PROBLEM STATEMENT: Your task is to extract every entry that follows word for word while excluding the pictures.

═════ LISTED ENTRIES ═════

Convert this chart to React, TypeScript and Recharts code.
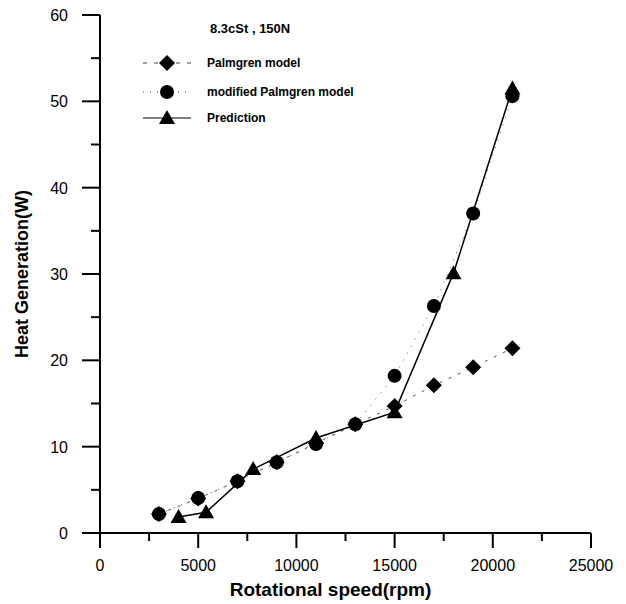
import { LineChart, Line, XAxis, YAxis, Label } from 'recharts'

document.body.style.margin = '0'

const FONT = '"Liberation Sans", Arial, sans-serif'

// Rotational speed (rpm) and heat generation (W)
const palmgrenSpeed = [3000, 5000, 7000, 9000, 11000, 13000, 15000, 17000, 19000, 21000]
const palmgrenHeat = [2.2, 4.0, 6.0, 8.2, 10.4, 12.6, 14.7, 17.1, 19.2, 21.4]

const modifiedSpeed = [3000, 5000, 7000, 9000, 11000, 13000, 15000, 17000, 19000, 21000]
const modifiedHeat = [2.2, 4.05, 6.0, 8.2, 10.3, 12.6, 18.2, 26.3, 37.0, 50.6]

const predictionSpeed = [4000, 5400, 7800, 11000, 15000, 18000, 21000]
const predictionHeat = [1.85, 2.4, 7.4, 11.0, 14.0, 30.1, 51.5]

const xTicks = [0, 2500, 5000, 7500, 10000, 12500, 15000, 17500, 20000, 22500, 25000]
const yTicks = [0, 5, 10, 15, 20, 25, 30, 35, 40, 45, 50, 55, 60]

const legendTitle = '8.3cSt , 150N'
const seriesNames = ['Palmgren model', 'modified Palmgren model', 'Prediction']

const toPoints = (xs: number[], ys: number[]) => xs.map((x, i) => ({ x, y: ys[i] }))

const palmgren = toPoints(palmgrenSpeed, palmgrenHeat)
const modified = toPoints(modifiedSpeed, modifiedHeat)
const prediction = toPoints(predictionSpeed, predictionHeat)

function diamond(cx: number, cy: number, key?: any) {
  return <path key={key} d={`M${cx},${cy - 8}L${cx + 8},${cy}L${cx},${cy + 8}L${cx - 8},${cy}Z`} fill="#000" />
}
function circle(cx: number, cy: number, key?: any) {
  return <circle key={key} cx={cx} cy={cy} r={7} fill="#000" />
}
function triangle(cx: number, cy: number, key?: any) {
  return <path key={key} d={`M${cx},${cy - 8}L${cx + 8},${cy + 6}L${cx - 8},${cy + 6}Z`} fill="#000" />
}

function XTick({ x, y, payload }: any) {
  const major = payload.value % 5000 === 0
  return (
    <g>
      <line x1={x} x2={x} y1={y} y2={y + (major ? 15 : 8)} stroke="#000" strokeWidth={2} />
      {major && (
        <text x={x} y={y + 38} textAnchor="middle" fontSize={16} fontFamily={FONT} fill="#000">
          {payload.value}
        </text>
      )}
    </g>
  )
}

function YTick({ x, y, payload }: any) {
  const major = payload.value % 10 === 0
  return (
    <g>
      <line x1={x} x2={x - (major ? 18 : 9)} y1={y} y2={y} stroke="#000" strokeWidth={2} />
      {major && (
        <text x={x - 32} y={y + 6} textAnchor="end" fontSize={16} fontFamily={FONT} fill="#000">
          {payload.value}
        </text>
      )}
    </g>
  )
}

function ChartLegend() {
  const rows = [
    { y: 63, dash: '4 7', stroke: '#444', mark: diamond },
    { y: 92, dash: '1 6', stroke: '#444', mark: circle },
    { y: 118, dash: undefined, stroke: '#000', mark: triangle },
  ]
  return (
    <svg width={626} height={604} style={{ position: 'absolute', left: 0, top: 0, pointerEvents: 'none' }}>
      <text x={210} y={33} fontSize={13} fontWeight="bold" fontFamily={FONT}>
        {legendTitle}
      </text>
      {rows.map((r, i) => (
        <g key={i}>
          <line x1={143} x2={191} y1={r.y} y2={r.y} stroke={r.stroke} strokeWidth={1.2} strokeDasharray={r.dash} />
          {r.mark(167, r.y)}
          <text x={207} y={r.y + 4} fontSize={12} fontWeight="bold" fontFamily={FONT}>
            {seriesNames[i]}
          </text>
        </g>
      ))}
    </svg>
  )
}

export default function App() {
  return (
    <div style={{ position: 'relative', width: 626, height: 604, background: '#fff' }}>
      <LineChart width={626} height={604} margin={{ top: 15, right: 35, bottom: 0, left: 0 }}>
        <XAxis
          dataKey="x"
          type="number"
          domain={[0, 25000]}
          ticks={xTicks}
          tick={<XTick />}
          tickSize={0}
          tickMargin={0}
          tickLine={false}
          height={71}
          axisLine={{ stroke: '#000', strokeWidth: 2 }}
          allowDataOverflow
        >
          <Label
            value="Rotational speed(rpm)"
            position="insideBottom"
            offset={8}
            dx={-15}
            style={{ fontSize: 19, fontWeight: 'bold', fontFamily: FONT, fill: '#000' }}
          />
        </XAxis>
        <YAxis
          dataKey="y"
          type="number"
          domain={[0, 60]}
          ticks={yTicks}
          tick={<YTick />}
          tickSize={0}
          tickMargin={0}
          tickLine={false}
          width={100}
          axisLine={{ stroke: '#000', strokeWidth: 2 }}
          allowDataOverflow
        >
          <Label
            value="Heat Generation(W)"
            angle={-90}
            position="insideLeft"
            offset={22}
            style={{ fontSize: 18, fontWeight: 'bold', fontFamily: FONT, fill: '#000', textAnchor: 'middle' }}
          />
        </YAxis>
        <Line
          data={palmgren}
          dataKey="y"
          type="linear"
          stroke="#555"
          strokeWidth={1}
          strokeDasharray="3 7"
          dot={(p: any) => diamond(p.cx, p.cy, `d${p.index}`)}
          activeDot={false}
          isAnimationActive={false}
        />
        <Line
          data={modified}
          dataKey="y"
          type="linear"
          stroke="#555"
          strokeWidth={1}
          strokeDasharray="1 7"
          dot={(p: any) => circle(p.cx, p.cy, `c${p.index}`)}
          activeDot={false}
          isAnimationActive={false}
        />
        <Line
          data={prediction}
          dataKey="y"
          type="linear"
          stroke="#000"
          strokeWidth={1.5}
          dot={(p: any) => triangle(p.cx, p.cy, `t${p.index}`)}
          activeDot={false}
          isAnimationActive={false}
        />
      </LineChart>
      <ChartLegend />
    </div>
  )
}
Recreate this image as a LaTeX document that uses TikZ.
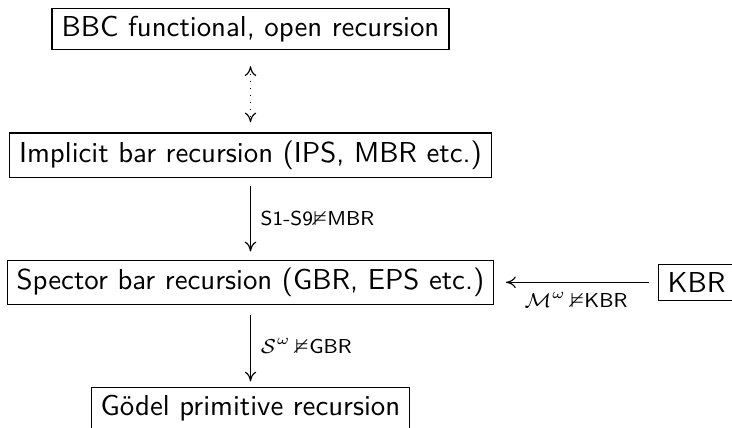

═════

ANSWER FOR THE TASK:
Convert this chart to React, TypeScript and Recharts code.
import { LineChart, Line, XAxis, YAxis, Label } from 'recharts'

document.body.style.margin = '0'

const FONT = '"Liberation Sans", Arial, sans-serif'

// Rotational speed (rpm) and heat generation (W)
const palmgrenSpeed = [3000, 5000, 7000, 9000, 11000, 13000, 15000, 17000, 19000, 21000]
const palmgrenHeat = [2.2, 4.0, 6.0, 8.2, 10.4, 12.6, 14.7, 17.1, 19.2, 21.4]

const modifiedSpeed = [3000, 5000, 7000, 9000, 11000, 13000, 15000, 17000, 19000, 21000]
const modifiedHeat = [2.2, 4.05, 6.0, 8.2, 10.3, 12.6, 18.2, 26.3, 37.0, 50.6]

const predictionSpeed = [4000, 5400, 7800, 11000, 15000, 18000, 21000]
const predictionHeat = [1.85, 2.4, 7.4, 11.0, 14.0, 30.1, 51.5]

const xTicks = [0, 2500, 5000, 7500, 10000, 12500, 15000, 17500, 20000, 22500, 25000]
const yTicks = [0, 5, 10, 15, 20, 25, 30, 35, 40, 45, 50, 55, 60]

const legendTitle = '8.3cSt , 150N'
const seriesNames = ['Palmgren model', 'modified Palmgren model', 'Prediction']

const toPoints = (xs: number[], ys: number[]) => xs.map((x, i) => ({ x, y: ys[i] }))

const palmgren = toPoints(palmgrenSpeed, palmgrenHeat)
const modified = toPoints(modifiedSpeed, modifiedHeat)
const prediction = toPoints(predictionSpeed, predictionHeat)

function diamond(cx: number, cy: number, key?: any) {
  return <path key={key} d={`M${cx},${cy - 8}L${cx + 8},${cy}L${cx},${cy + 8}L${cx - 8},${cy}Z`} fill="#000" />
}
function circle(cx: number, cy: number, key?: any) {
  return <circle key={key} cx={cx} cy={cy} r={7} fill="#000" />
}
function triangle(cx: number, cy: number, key?: any) {
  return <path key={key} d={`M${cx},${cy - 8}L${cx + 8},${cy + 6}L${cx - 8},${cy + 6}Z`} fill="#000" />
}

function XTick({ x, y, payload }: any) {
  const major = payload.value % 5000 === 0
  return (
    <g>
      <line x1={x} x2={x} y1={y} y2={y + (major ? 15 : 8)} stroke="#000" strokeWidth={2} />
      {major && (
        <text x={x} y={y + 38} textAnchor="middle" fontSize={16} fontFamily={FONT} fill="#000">
          {payload.value}
        </text>
      )}
    </g>
  )
}

function YTick({ x, y, payload }: any) {
  const major = payload.value % 10 === 0
  return (
    <g>
      <line x1={x} x2={x - (major ? 18 : 9)} y1={y} y2={y} stroke="#000" strokeWidth={2} />
      {major && (
        <text x={x - 32} y={y + 6} textAnchor="end" fontSize={16} fontFamily={FONT} fill="#000">
          {payload.value}
        </text>
      )}
    </g>
  )
}

function ChartLegend() {
  const rows = [
    { y: 63, dash: '4 7', stroke: '#444', mark: diamond },
    { y: 92, dash: '1 6', stroke: '#444', mark: circle },
    { y: 118, dash: undefined, stroke: '#000', mark: triangle },
  ]
  return (
    <svg width={626} height={604} style={{ position: 'absolute', left: 0, top: 0, pointerEvents: 'none' }}>
      <text x={210} y={33} fontSize={13} fontWeight="bold" fontFamily={FONT}>
        {legendTitle}
      </text>
      {rows.map((r, i) => (
        <g key={i}>
          <line x1={143} x2={191} y1={r.y} y2={r.y} stroke={r.stroke} strokeWidth={1.2} strokeDasharray={r.dash} />
          {r.mark(167, r.y)}
          <text x={207} y={r.y + 4} fontSize={12} fontWeight="bold" fontFamily={FONT}>
            {seriesNames[i]}
          </text>
        </g>
      ))}
    </svg>
  )
}

export default function App() {
  return (
    <div style={{ position: 'relative', width: 626, height: 604, background: '#fff' }}>
      <LineChart width={626} height={604} margin={{ top: 15, right: 35, bottom: 0, left: 0 }}>
        <XAxis
          dataKey="x"
          type="number"
          domain={[0, 25000]}
          ticks={xTicks}
          tick={<XTick />}
          tickSize={0}
          tickMargin={0}
          tickLine={false}
          height={71}
          axisLine={{ stroke: '#000', strokeWidth: 2 }}
          allowDataOverflow
        >
          <Label
            value="Rotational speed(rpm)"
            position="insideBottom"
            offset={8}
            dx={-15}
            style={{ fontSize: 19, fontWeight: 'bold', fontFamily: FONT, fill: '#000' }}
          />
        </XAxis>
        <YAxis
          dataKey="y"
          type="number"
          domain={[0, 60]}
          ticks={yTicks}
          tick={<YTick />}
          tickSize={0}
          tickMargin={0}
          tickLine={false}
          width={100}
          axisLine={{ stroke: '#000', strokeWidth: 2 }}
          allowDataOverflow
        >
          <Label
            value="Heat Generation(W)"
            angle={-90}
            position="insideLeft"
            offset={22}
            style={{ fontSize: 18, fontWeight: 'bold', fontFamily: FONT, fill: '#000', textAnchor: 'middle' }}
          />
        </YAxis>
        <Line
          data={palmgren}
          dataKey="y"
          type="linear"
          stroke="#555"
          strokeWidth={1}
          strokeDasharray="3 7"
          dot={(p: any) => diamond(p.cx, p.cy, `d${p.index}`)}
          activeDot={false}
          isAnimationActive={false}
        />
        <Line
          data={modified}
          dataKey="y"
          type="linear"
          stroke="#555"
          strokeWidth={1}
          strokeDasharray="1 7"
          dot={(p: any) => circle(p.cx, p.cy, `c${p.index}`)}
          activeDot={false}
          isAnimationActive={false}
        />
        <Line
          data={prediction}
          dataKey="y"
          type="linear"
          stroke="#000"
          strokeWidth={1.5}
          dot={(p: any) => triangle(p.cx, p.cy, `t${p.index}`)}
          activeDot={false}
          isAnimationActive={false}
        />
      </LineChart>
      <ChartLegend />
    </div>
  )
}
Recreate this image as a LaTeX document that uses TikZ.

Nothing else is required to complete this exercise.